[Records with drawing code]
'''

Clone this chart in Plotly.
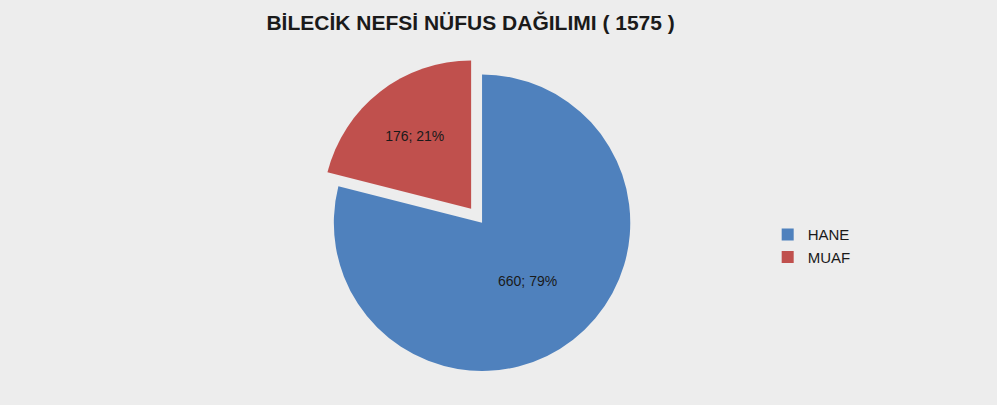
import plotly.graph_objects as go

labels = ["HANE", "MUAF"]
values = [660, 176]
colors = ["#4F81BD", "#C0504D"]
pulls = [0, 0.12]

fig = go.Figure()
fig.add_trace(go.Pie(
    labels=labels,
    values=values,
    sort=False,
    direction="clockwise",
    rotation=0,
    pull=pulls,
    marker=dict(colors=colors, line=dict(width=0)),
    texttemplate="%{value}; %{percent:.0%}",
    textposition="inside",
    insidetextfont=dict(color="#1a1a1a", size=14, family="Liberation Sans, Arial, sans-serif"),
    hoverinfo="label+value+percent",
    domain=dict(x=[0.317, 0.65], y=[0.04, 0.86]),
    showlegend=True,
))

fig.update_layout(
    width=997,
    height=405,
    margin=dict(l=0, r=0, t=0, b=0),
    paper_bgcolor="#EDEDED",
    plot_bgcolor="#EDEDED",
    title=dict(
        text="<b>BİLECİK NEFSİ NÜFUS DAĞILIMI ( 1575 )</b>",
        x=0.472, xanchor="center",
        y=0.945, yanchor="middle",
        font=dict(family="Liberation Sans, Arial, sans-serif", size=21, color="#1a1a1a"),
    ),
    legend=dict(
        x=0.77, xanchor="left",
        y=0.393, yanchor="middle",
        bgcolor="rgba(0,0,0,0)",
        font=dict(family="Liberation Sans, Arial, sans-serif", size=15, color="#1a1a1a"),
        itemwidth=30,
    ),
)

fig.write_html(
    "out.html",
    config={"displayModeBar": False},
    post_script="document.body.style.margin='0';document.body.style.background='#EDEDED';",
)
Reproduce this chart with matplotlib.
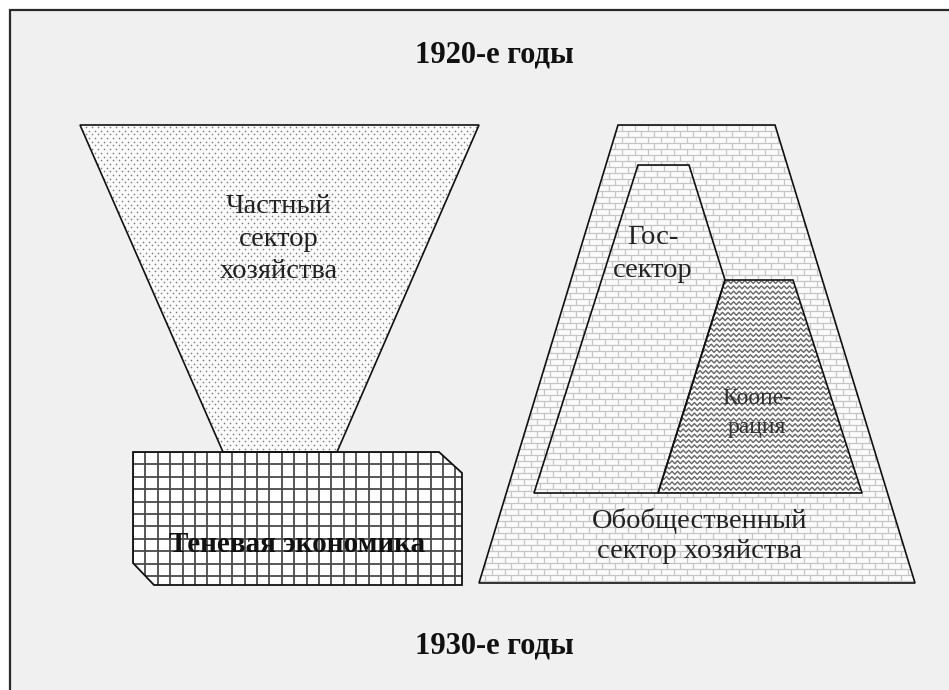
import numpy as np
import matplotlib
matplotlib.use("Agg")
import matplotlib.pyplot as plt
from matplotlib.patches import Polygon, Rectangle
from matplotlib.collections import LineCollection

# ---- diagram content (pixel coordinates of the 949x690 canvas) ----
title_top = "1920-е годы"
title_bottom = "1930-е годы"

private_label = "Частный\nсектор\nхозяйства"
shadow_label = "Теневая экономика"
state_label = "Гос-\nсектор"
coop_label = "Коопе-\nрация"
social_label = "Обобщественный\nсектор хозяйства"

funnel_xy = [(80, 125), (479, 125), (337, 452), (223, 452)]
shadow_xy = [(133, 452), (439, 452), (462, 473), (462, 585), (154, 585), (133, 563)]
outer_xy = [(618, 125), (775, 125), (915, 583), (479, 583)]
state_xy = [(534, 493), (638, 165), (689, 165), (725, 280), (658, 493)]
coop_xy = [(658, 493), (725, 280), (793, 280), (862, 493)]

W, H = 949, 690
fig = plt.figure(figsize=(W / 100, H / 100), dpi=100)
fig.patch.set_facecolor("white")
ax = fig.add_axes([0, 0, 1, 1])
ax.set_xlim(0, W)
ax.set_ylim(H, 0)
ax.axis("off")

# frame: grey panel, only its left and top edges fall inside the picture
ax.add_patch(Rectangle((10, 10), 2000, 2000, facecolor="#f0f0f0",
                       edgecolor="none", zorder=0))
ax.plot([10, 10, 2000], [2000, 10, 10], color="#2a2a2a", lw=1.6,
        solid_joinstyle="miter", zorder=0.5)

SERIF = ["Liberation Serif", "DejaVu Serif"]


def bbox(xy):
    a = np.array(xy)
    return a[:, 0].min(), a[:, 0].max(), a[:, 1].min(), a[:, 1].max()


def shape(xy, face, z):
    p = Polygon(xy, closed=True, facecolor=face, edgecolor="none", zorder=z)
    ax.add_patch(p)
    return p


def outline(xy, z, lw=1.2):
    ax.add_patch(Polygon(xy, closed=True, facecolor="none", edgecolor="#111111",
                         lw=lw, zorder=z))


def dots(xy, patch, sx=6.0, sy=3.7, z=2):
    x0, x1, y0, y1 = bbox(xy)
    pts = []
    for r, y in enumerate(np.arange(y0 + 2, y1 + sy, sy)):
        off = (r % 2) * sx / 2
        for x in np.arange(x0 + off, x1 + sx, sx):
            pts.append((x, y))
    pts = np.array(pts)
    sc = ax.scatter(pts[:, 0], pts[:, 1], s=1.4, c="#7c7c7c", linewidths=0,
                    zorder=z)
    sc.set_clip_path(patch)


def grid(xy, patch, step=12.4, z=2):
    x0, x1, y0, y1 = bbox(xy)
    segs = []
    for x in np.arange(x0, x1 + 1, step):
        segs.append([(x, y0), (x, y1)])
    for y in np.arange(y0, y1 + 1, step):
        segs.append([(x0, y), (x1, y)])
    lc = LineCollection(segs, colors="#4a4a4a", linewidths=1.3, zorder=z)
    ax.add_collection(lc)
    lc.set_clip_path(patch)


def bricks(xy, patch, bw=13.0, bh=6.0, z=2):
    x0, x1, y0, y1 = bbox(xy)
    segs = []
    ys = np.arange(y0, y1 + bh, bh)
    for k, y in enumerate(ys):
        segs.append([(x0, y), (x1, y)])
        off = (k % 2) * bw / 2
        for x in np.arange(x0 - bw + off, x1 + bw, bw):
            segs.append([(x, y), (x, y + bh)])
    lc = LineCollection(segs, colors="#c6c6c6", linewidths=0.9, zorder=z)
    ax.add_collection(lc)
    lc.set_clip_path(patch)


def zigzag(xy, patch, dy=5.3, dx=2.8, amp=1.5, z=2):
    x0, x1, y0, y1 = bbox(xy)
    segs = []
    xs = np.arange(x0 - dx, x1 + dx, dx)
    sign = np.where(np.arange(len(xs)) % 2 == 0, -1.0, 1.0)
    for y in np.arange(y0 + 2, y1 + dy, dy):
        segs.append(np.column_stack([xs, y + amp * sign]))
    lc = LineCollection(segs, colors="#666666", linewidths=1.0, zorder=z)
    ax.add_collection(lc)
    lc.set_clip_path(patch)


# left: private sector funnel
p = shape(funnel_xy, "#fbfbfb", 1)
dots(funnel_xy, p)
outline(funnel_xy, 5)

# shadow economy block
p = shape(shadow_xy, "#ffffff", 1)
grid(shadow_xy, p)
outline(shadow_xy, 5, lw=1.3)

# right: socialised sector
p = shape(outer_xy, "#fbfbfb", 1)
bricks(outer_xy, p)
outline(outer_xy, 5)

p = shape(state_xy, "#fbfbfb", 3)
bricks(state_xy, p, z=3.5)
p = shape(coop_xy, "#ffffff", 3)
zigzag(coop_xy, p, z=3.5)
outline(state_xy, 5)
outline(coop_xy, 5)

# texts
ax.text(494, 55, title_top, ha="center", va="center", fontsize=22,
        fontweight="bold", family=SERIF, color="#111111", zorder=10)
ax.text(494, 646, title_bottom, ha="center", va="center", fontsize=22,
        fontweight="bold", family=SERIF, color="#111111", zorder=10)

ax.text(279, 239, private_label, ha="center", va="center", fontsize=20.5,
        family=SERIF, color="#222222", linespacing=1.42, zorder=10)
ax.text(297, 545, shadow_label, ha="center", va="center", fontsize=21,
        fontweight="bold", family=SERIF, color="#111111", zorder=10)
ax.text(653, 254, state_label, ha="center", va="center", fontsize=20.5,
        family=SERIF, color="#222222", linespacing=1.38, zorder=10)
ax.text(757, 413, coop_label, ha="center", va="center", fontsize=17,
        family=SERIF, color="#333333", linespacing=1.45, zorder=10)
ax.text(700, 536, social_label, ha="center", va="center", fontsize=20.5,
        family=SERIF, color="#222222", linespacing=1.3, zorder=10)

fig.savefig("out.png", dpi=100, facecolor=fig.get_facecolor())
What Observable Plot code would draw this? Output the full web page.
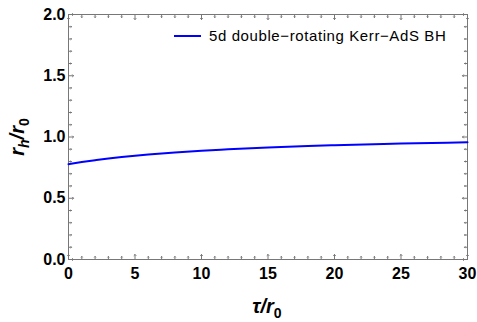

'''

What the task asks. From the first line above through the line containing "pulls = [0, 0.12]", copy everything exactly, without the pictures.

Output for this task.
Clone this chart in Plotly.
import plotly.graph_objects as go

labels = ["HANE", "MUAF"]
values = [660, 176]
colors = ["#4F81BD", "#C0504D"]
pulls = [0, 0.12]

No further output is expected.